-- BEGIN DATA ENTRIES --
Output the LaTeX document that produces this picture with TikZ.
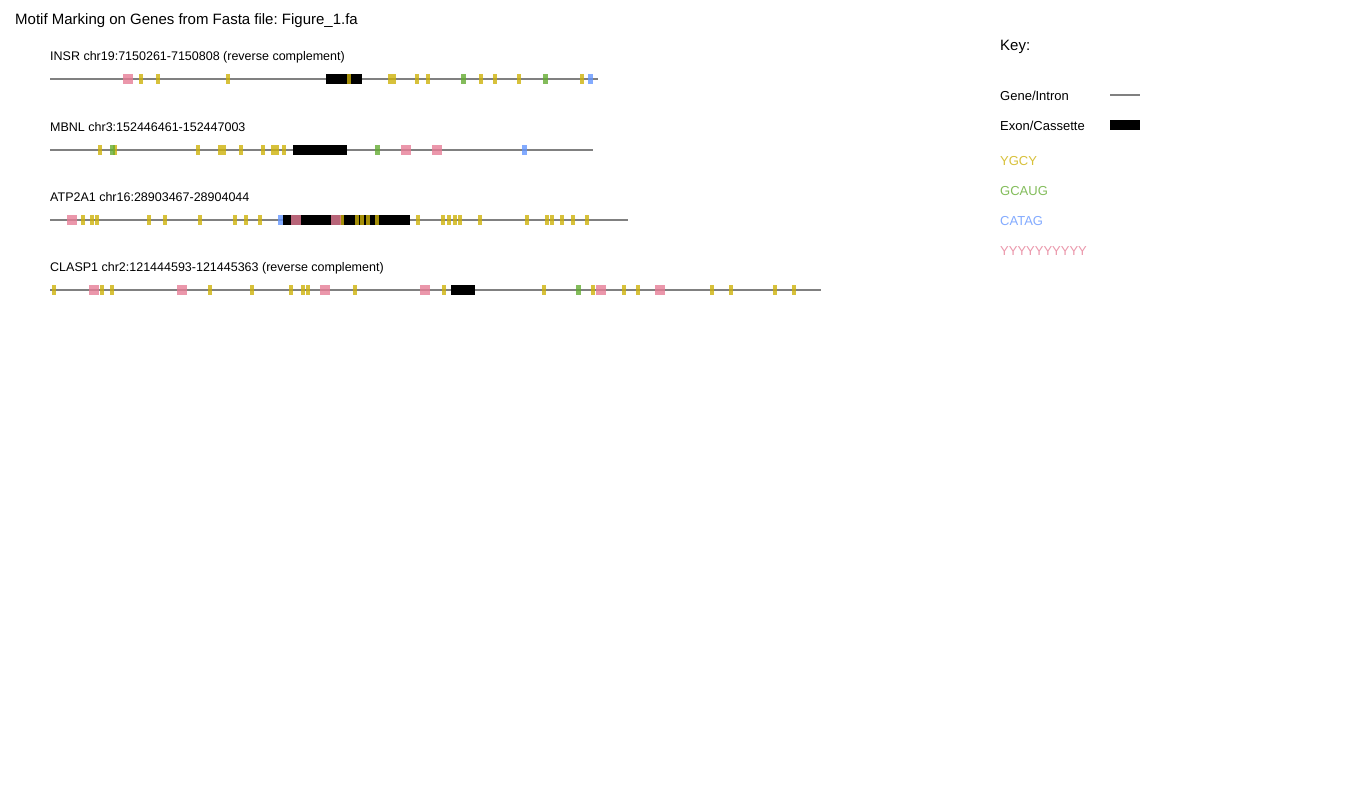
\documentclass[tikz,border=0pt]{standalone}
\usepackage{fontspec}
\setmainfont{Liberation Sans}
\frenchspacing
\definecolor{introncol}{RGB}{128,128,128}
\definecolor{ycol}{RGB}{206,178,10}
\definecolor{gcol}{RGB}{100,172,50}
\definecolor{bcol}{RGB}{100,150,255}
\definecolor{pcol}{RGB}{230,125,150}
\begin{document}
\begin{tikzpicture}[x=1pt,y=-1pt,
  intron/.style={draw=introncol,line width=2pt},
  exon/.style={fill=black},
  ygcy/.style={fill=ycol,fill opacity=0.8},
  gcaug/.style={fill=gcol,fill opacity=0.8},
  catag/.style={fill=bcol,fill opacity=0.8},
  poly/.style={fill=pcol,fill opacity=0.8},
  title/.style={anchor=base west,inner sep=0pt,font=\fontsize{15}{18}\selectfont},
  genelabel/.style={anchor=base west,inner sep=0pt,font=\fontsize{12.5}{15}\selectfont},
  keylabel/.style={anchor=base west,inner sep=0pt,font=\fontsize{13}{16}\selectfont}]
\useasboundingbox (0,0) rectangle (1350,800);
\fill[white] (0,0) rectangle (1350,800);

\node[title] (title) at (15,25) {Motif Marking on Genes from Fasta file: Figure\_1.fa};

% ---------- INSR ----------
\def\ty{79.5}
\node[genelabel] (insr) at (50,\ty-18.5) {INSR chr19:7150261-7150808 (reverse complement)};
\draw[intron] (50,\ty) -- (597.5,\ty);
\fill[exon] (326,\ty-5) rectangle (362,\ty+5);
\foreach \a/\b in {139/143,156/160,226/230,347/351,388/392,392/396,415/419,426/430,479/483,493/497,517/521,580/584}
  \fill[ygcy] (\a,\ty-5) rectangle (\b,\ty+5);
\foreach \a/\b in {461/466,543/548}
  \fill[gcaug] (\a,\ty-5) rectangle (\b,\ty+5);
\foreach \a/\b in {588/593}
  \fill[catag] (\a,\ty-5) rectangle (\b,\ty+5);
\foreach \a/\b in {123/133}
  \fill[poly] (\a,\ty-5) rectangle (\b,\ty+5);

% ---------- MBNL ----------
\def\ty{149.5}
\node[genelabel] (mbnl) at (50,\ty-18.5) {MBNL chr3:152446461-152447003};
\draw[intron] (50,\ty) -- (593,\ty);
\fill[exon] (293,\ty-5) rectangle (347,\ty+5);
\foreach \a/\b in {98/102,113/117,196/200,218/222,222/226,239/243,261/265,271/275,275/279,282/286}
  \fill[ygcy] (\a,\ty-5) rectangle (\b,\ty+5);
\foreach \a/\b in {110/115,375/380}
  \fill[gcaug] (\a,\ty-5) rectangle (\b,\ty+5);
\foreach \a/\b in {522/527}
  \fill[catag] (\a,\ty-5) rectangle (\b,\ty+5);
\foreach \a/\b in {401/411,432/442}
  \fill[poly] (\a,\ty-5) rectangle (\b,\ty+5);

% ---------- ATP2A1 ----------
\def\ty{219.5}
\node[genelabel] (atp) at (50,\ty-18.5) {ATP2A1 chr16:28903467-28904044};
\draw[intron] (50,\ty) -- (628,\ty);
\fill[exon] (283,\ty-5) rectangle (410,\ty+5);
\foreach \a/\b in {81/85,90/94,95/99,147/151,163/167,198/202,233/237,244/248,258/262,340/344,355/359,360/364,366/370,375/379,416/420,441/445,447/451,453/457,458/462,478/482,525/529,545/549,550/554,560/564,571/575,585/589}
  \fill[ygcy] (\a,\ty-5) rectangle (\b,\ty+5);
\foreach \a/\b in {278/283}
  \fill[catag] (\a,\ty-5) rectangle (\b,\ty+5);
\foreach \a/\b in {67/77,291/301,331/341}
  \fill[poly] (\a,\ty-5) rectangle (\b,\ty+5);

% ---------- CLASP1 ----------
\def\ty{289.5}
\node[genelabel] (clasp) at (50,\ty-18.5) {CLASP1 chr2:121444593-121445363 (reverse complement)};
\draw[intron] (50,\ty) -- (821,\ty);
\fill[exon] (451,\ty-5) rectangle (475,\ty+5);
\foreach \a/\b in {52/56,100/104,110/114,208/212,250/254,289/293,301/305,306/310,353/357,442/446,542/546,591/595,622/626,636/640,710/714,729/733,773/777,792/796}
  \fill[ygcy] (\a,\ty-5) rectangle (\b,\ty+5);
\foreach \a/\b in {576/581}
  \fill[gcaug] (\a,\ty-5) rectangle (\b,\ty+5);
\foreach \a/\b in {89/99,177/187,320/330,420/430,596/606,655/665}
  \fill[poly] (\a,\ty-5) rectangle (\b,\ty+5);

% ---------- key ----------
\node[anchor=base west,inner sep=0pt,font=\fontsize{15}{18}\selectfont] (key) at (1000,51) {Key:};
\node[keylabel] (kintron) at (1000,100) {Gene/Intron};
\draw[intron] (1110,95.5) -- (1140,95.5);
\node[keylabel] (kexon) at (1000,130) {Exon/Cassette};
\fill[exon] (1110,120) rectangle (1140,130);
\node[keylabel,text=ycol!80] (kygcy) at (1000,165) {YGCY};
\node[keylabel,text=gcol!80] (kgcaug) at (1000,195) {GCAUG};
\node[keylabel,text=bcol!80] (kcatag) at (1000,225) {CATAG};
\node[keylabel,text=pcol!80] (kpoly) at (1000,255) {YYYYYYYYYY};
\end{tikzpicture}
\end{document}
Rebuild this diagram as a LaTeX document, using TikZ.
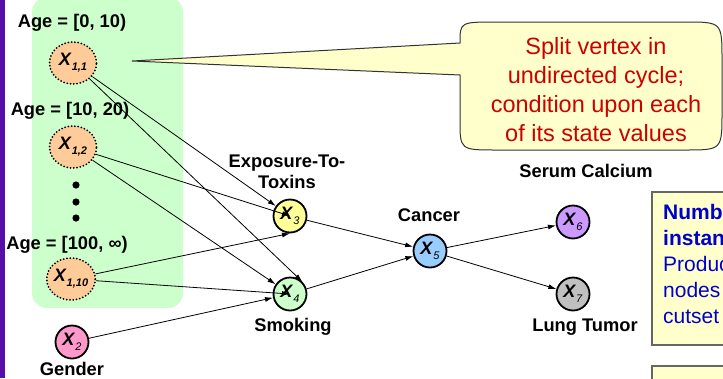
-- END DATA ENTRIES --
• _WHAT THE TASK ASKS_
Write out again every line above exactly as given; the pictures do not belong in the copy.

• _PROBLEM SOLUTION_
Output the LaTeX document that produces this picture with TikZ.
\documentclass[tikz,border=0pt]{standalone}
\usepackage{fontspec}
\setmainfont{Liberation Sans}
\frenchspacing
\definecolor{introncol}{RGB}{128,128,128}
\definecolor{ycol}{RGB}{206,178,10}
\definecolor{gcol}{RGB}{100,172,50}
\definecolor{bcol}{RGB}{100,150,255}
\definecolor{pcol}{RGB}{230,125,150}
\begin{document}
\begin{tikzpicture}[x=1pt,y=-1pt,
  intron/.style={draw=introncol,line width=2pt},
  exon/.style={fill=black},
  ygcy/.style={fill=ycol,fill opacity=0.8},
  gcaug/.style={fill=gcol,fill opacity=0.8},
  catag/.style={fill=bcol,fill opacity=0.8},
  poly/.style={fill=pcol,fill opacity=0.8},
  title/.style={anchor=base west,inner sep=0pt,font=\fontsize{15}{18}\selectfont},
  genelabel/.style={anchor=base west,inner sep=0pt,font=\fontsize{12.5}{15}\selectfont},
  keylabel/.style={anchor=base west,inner sep=0pt,font=\fontsize{13}{16}\selectfont}]
\useasboundingbox (0,0) rectangle (1350,800);
\fill[white] (0,0) rectangle (1350,800);

\node[title] (title) at (15,25) {Motif Marking on Genes from Fasta file: Figure\_1.fa};

% ---------- INSR ----------
\def\ty{79.5}
\node[genelabel] (insr) at (50,\ty-18.5) {INSR chr19:7150261-7150808 (reverse complement)};
\draw[intron] (50,\ty) -- (597.5,\ty);
\fill[exon] (326,\ty-5) rectangle (362,\ty+5);
\foreach \a/\b in {139/143,156/160,226/230,347/351,388/392,392/396,415/419,426/430,479/483,493/497,517/521,580/584}
  \fill[ygcy] (\a,\ty-5) rectangle (\b,\ty+5);
\foreach \a/\b in {461/466,543/548}
  \fill[gcaug] (\a,\ty-5) rectangle (\b,\ty+5);
\foreach \a/\b in {588/593}
  \fill[catag] (\a,\ty-5) rectangle (\b,\ty+5);
\foreach \a/\b in {123/133}
  \fill[poly] (\a,\ty-5) rectangle (\b,\ty+5);

% ---------- MBNL ----------
\def\ty{149.5}
\node[genelabel] (mbnl) at (50,\ty-18.5) {MBNL chr3:152446461-152447003};
\draw[intron] (50,\ty) -- (593,\ty);
\fill[exon] (293,\ty-5) rectangle (347,\ty+5);
\foreach \a/\b in {98/102,113/117,196/200,218/222,222/226,239/243,261/265,271/275,275/279,282/286}
  \fill[ygcy] (\a,\ty-5) rectangle (\b,\ty+5);
\foreach \a/\b in {110/115,375/380}
  \fill[gcaug] (\a,\ty-5) rectangle (\b,\ty+5);
\foreach \a/\b in {522/527}
  \fill[catag] (\a,\ty-5) rectangle (\b,\ty+5);
\foreach \a/\b in {401/411,432/442}
  \fill[poly] (\a,\ty-5) rectangle (\b,\ty+5);

% ---------- ATP2A1 ----------
\def\ty{219.5}
\node[genelabel] (atp) at (50,\ty-18.5) {ATP2A1 chr16:28903467-28904044};
\draw[intron] (50,\ty) -- (628,\ty);
\fill[exon] (283,\ty-5) rectangle (410,\ty+5);
\foreach \a/\b in {81/85,90/94,95/99,147/151,163/167,198/202,233/237,244/248,258/262,340/344,355/359,360/364,366/370,375/379,416/420,441/445,447/451,453/457,458/462,478/482,525/529,545/549,550/554,560/564,571/575,585/589}
  \fill[ygcy] (\a,\ty-5) rectangle (\b,\ty+5);
\foreach \a/\b in {278/283}
  \fill[catag] (\a,\ty-5) rectangle (\b,\ty+5);
\foreach \a/\b in {67/77,291/301,331/341}
  \fill[poly] (\a,\ty-5) rectangle (\b,\ty+5);

% ---------- CLASP1 ----------
\def\ty{289.5}
\node[genelabel] (clasp) at (50,\ty-18.5) {CLASP1 chr2:121444593-121445363 (reverse complement)};
\draw[intron] (50,\ty) -- (821,\ty);
\fill[exon] (451,\ty-5) rectangle (475,\ty+5);
\foreach \a/\b in {52/56,100/104,110/114,208/212,250/254,289/293,301/305,306/310,353/357,442/446,542/546,591/595,622/626,636/640,710/714,729/733,773/777,792/796}
  \fill[ygcy] (\a,\ty-5) rectangle (\b,\ty+5);
\foreach \a/\b in {576/581}
  \fill[gcaug] (\a,\ty-5) rectangle (\b,\ty+5);
\foreach \a/\b in {89/99,177/187,320/330,420/430,596/606,655/665}
  \fill[poly] (\a,\ty-5) rectangle (\b,\ty+5);

% ---------- key ----------
\node[anchor=base west,inner sep=0pt,font=\fontsize{15}{18}\selectfont] (key) at (1000,51) {Key:};
\node[keylabel] (kintron) at (1000,100) {Gene/Intron};
\draw[intron] (1110,95.5) -- (1140,95.5);
\node[keylabel] (kexon) at (1000,130) {Exon/Cassette};
\fill[exon] (1110,120) rectangle (1140,130);
\node[keylabel,text=ycol!80] (kygcy) at (1000,165) {YGCY};
\node[keylabel,text=gcol!80] (kgcaug) at (1000,195) {GCAUG};
\node[keylabel,text=bcol!80] (kcatag) at (1000,225) {CATAG};
\node[keylabel,text=pcol!80] (kpoly) at (1000,255) {YYYYYYYYYY};
\end{tikzpicture}
\end{document}
Rebuild this diagram as a LaTeX document, using TikZ.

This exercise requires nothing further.